## BEGIN Stored data

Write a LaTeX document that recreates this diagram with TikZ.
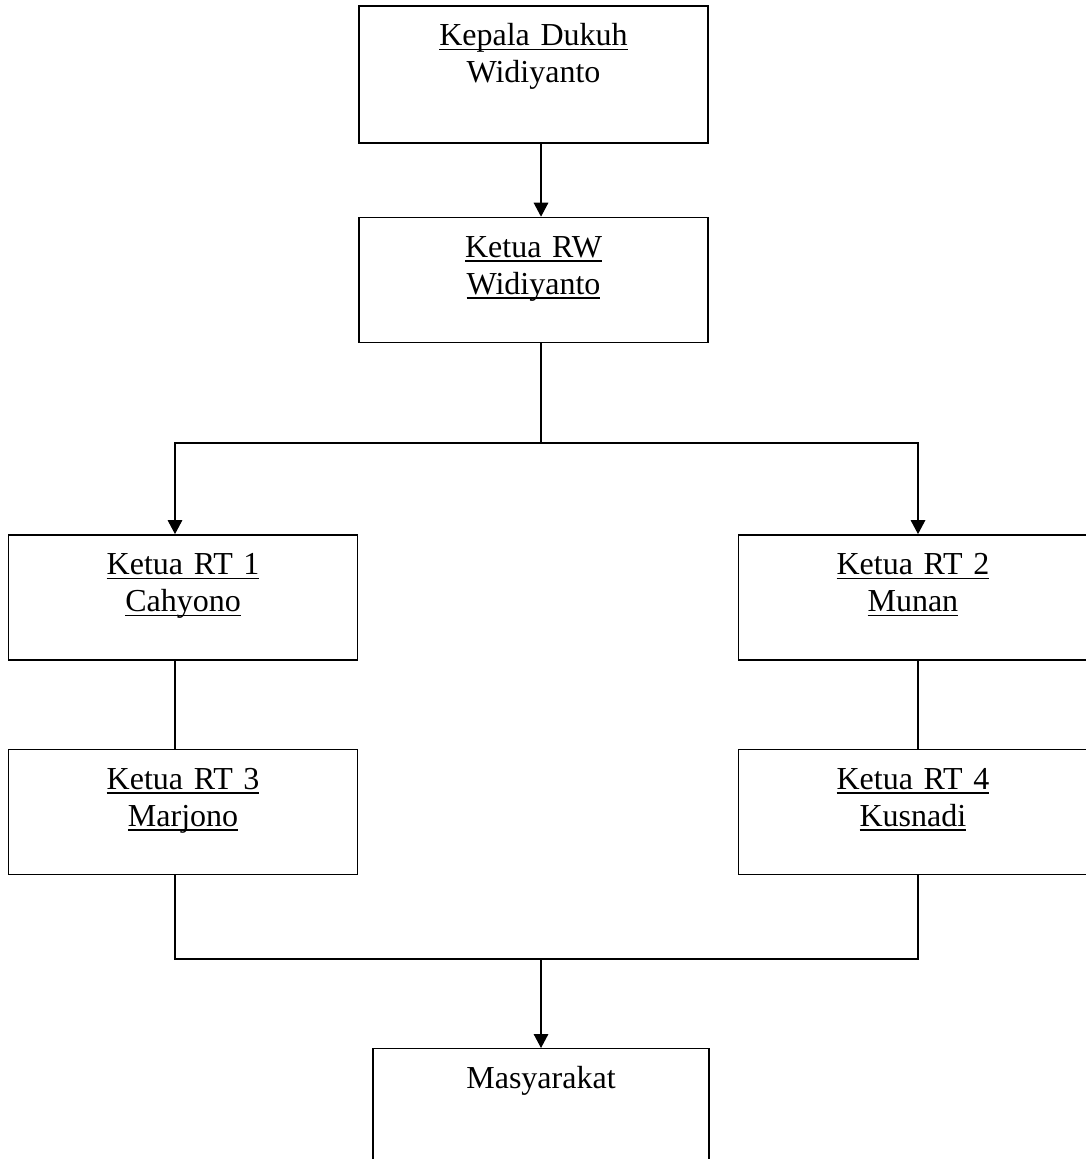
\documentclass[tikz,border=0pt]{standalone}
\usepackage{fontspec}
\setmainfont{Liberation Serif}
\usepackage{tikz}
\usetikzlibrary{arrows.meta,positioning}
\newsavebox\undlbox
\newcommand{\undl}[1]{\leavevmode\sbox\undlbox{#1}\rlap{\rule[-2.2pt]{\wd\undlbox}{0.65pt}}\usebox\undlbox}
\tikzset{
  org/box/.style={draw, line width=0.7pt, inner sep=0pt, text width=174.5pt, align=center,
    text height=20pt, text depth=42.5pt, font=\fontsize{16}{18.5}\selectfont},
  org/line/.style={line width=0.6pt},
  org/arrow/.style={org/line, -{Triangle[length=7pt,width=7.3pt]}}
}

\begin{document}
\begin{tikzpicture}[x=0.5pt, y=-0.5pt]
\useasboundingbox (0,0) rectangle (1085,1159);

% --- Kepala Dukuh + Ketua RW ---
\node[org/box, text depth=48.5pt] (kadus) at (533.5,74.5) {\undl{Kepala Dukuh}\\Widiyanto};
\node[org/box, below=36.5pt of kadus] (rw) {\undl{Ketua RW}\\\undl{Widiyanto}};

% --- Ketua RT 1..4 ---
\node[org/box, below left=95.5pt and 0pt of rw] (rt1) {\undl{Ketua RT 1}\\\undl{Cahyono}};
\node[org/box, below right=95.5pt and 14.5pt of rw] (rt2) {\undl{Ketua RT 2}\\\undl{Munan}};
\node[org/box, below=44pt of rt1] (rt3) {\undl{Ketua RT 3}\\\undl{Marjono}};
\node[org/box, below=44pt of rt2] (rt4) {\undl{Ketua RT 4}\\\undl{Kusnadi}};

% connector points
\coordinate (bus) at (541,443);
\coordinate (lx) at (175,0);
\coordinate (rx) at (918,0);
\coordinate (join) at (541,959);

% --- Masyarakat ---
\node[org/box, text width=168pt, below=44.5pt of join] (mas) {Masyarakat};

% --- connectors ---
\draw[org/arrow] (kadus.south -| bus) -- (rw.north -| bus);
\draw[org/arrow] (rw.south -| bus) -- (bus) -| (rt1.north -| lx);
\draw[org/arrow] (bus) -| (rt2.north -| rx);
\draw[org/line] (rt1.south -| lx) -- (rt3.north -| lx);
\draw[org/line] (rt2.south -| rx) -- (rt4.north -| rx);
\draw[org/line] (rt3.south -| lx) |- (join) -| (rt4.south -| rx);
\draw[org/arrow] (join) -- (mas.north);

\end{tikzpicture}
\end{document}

## END Stored data

What you need to do
Take the material above from its first line through the line holding "below=36.5pt of kadus]" and set it down exactly, without the pictures.

Answer to this problem
Write a LaTeX document that recreates this diagram with TikZ.
\documentclass[tikz,border=0pt]{standalone}
\usepackage{fontspec}
\setmainfont{Liberation Serif}
\usepackage{tikz}
\usetikzlibrary{arrows.meta,positioning}
\newsavebox\undlbox
\newcommand{\undl}[1]{\leavevmode\sbox\undlbox{#1}\rlap{\rule[-2.2pt]{\wd\undlbox}{0.65pt}}\usebox\undlbox}
\tikzset{
  org/box/.style={draw, line width=0.7pt, inner sep=0pt, text width=174.5pt, align=center,
    text height=20pt, text depth=42.5pt, font=\fontsize{16}{18.5}\selectfont},
  org/line/.style={line width=0.6pt},
  org/arrow/.style={org/line, -{Triangle[length=7pt,width=7.3pt]}}
}

\begin{document}
\begin{tikzpicture}[x=0.5pt, y=-0.5pt]
\useasboundingbox (0,0) rectangle (1085,1159);

% --- Kepala Dukuh + Ketua RW ---
\node[org/box, text depth=48.5pt] (kadus) at (533.5,74.5) {\undl{Kepala Dukuh}\\Widiyanto};
\node[org/box, below=36.5pt of kadus] (rw) {\undl{Ketua RW}\\\undl{Widiyanto}};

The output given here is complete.